National Geological and Geophysical Data Preservation for Kentucky Sites

  • Weisenfluh, Gerald (PI)

Grants and Contracts Details

Description

The long-term data preservation effort at the Kentucky Geological Survey includes the expansion of its core and sample facility, a comprehensive inventory and stratigraphic indexing of existing materials, complete digitization of all geoscience data holdings, and development of web services to provide public access to all materials and data. In the previous two award periods, KGS has focused on creating site-level metadata for its most actively used data sets. A total of 9 thematic collections representing over 271,000 individual sites have been submitted to the Catalog and 5 additional collections are being prepared at the present time. These metadata records were formatted from existing databases by writing translation programs for each collection. Much of the remaining data held by KGS that could be added to the Catalog require a higher level of processing, including conversion from analog records to electronic databases. The data of greatest priority at this time is a collection of auger drillholes acquired during the original geologic mapping of the Jackson Purchase region of Kentucky. Records of this drilling program consist of microfiche images, and samples from the holes are kept at the agency well sample and core library.

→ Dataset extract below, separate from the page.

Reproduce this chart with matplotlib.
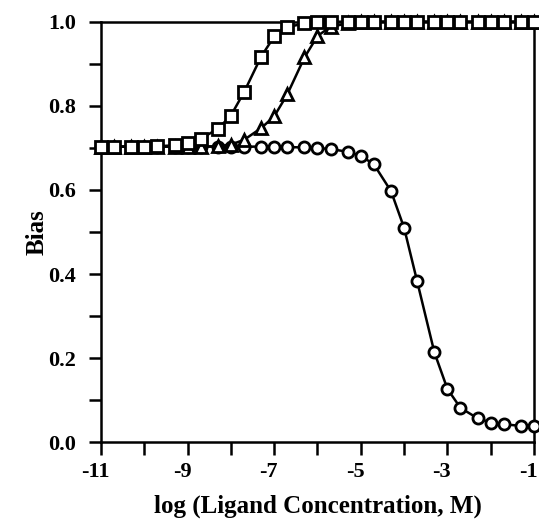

KGS is conducting new surficial mapping in the western Kentucky region through the STATEMAP program and is collaborating with the University of Kentucky Department of Earth and Environmental Sciences on an EDMAP proposal to map a quadrangle near Paducah, Kentucky. These data are not easily synthesized, because they are not consistently labeled, located, and matched to the physical sample sets. This proposal is a Digital Infrastructure project to convert this analog dataset to electronic formats. The approach will be to print paper copies of the microfiche images, compare recorded location descriptions to basemaps to make determinations of geographic coordinates, enter downhole lithologic information into a database, scan original documents, and match hole locations to sample sets. Once complete, site-level metadata will be submitted to the National Catalog. KGS has focused its efforts in the past two years on creation of site-level metadata for the NGGDPP catalog.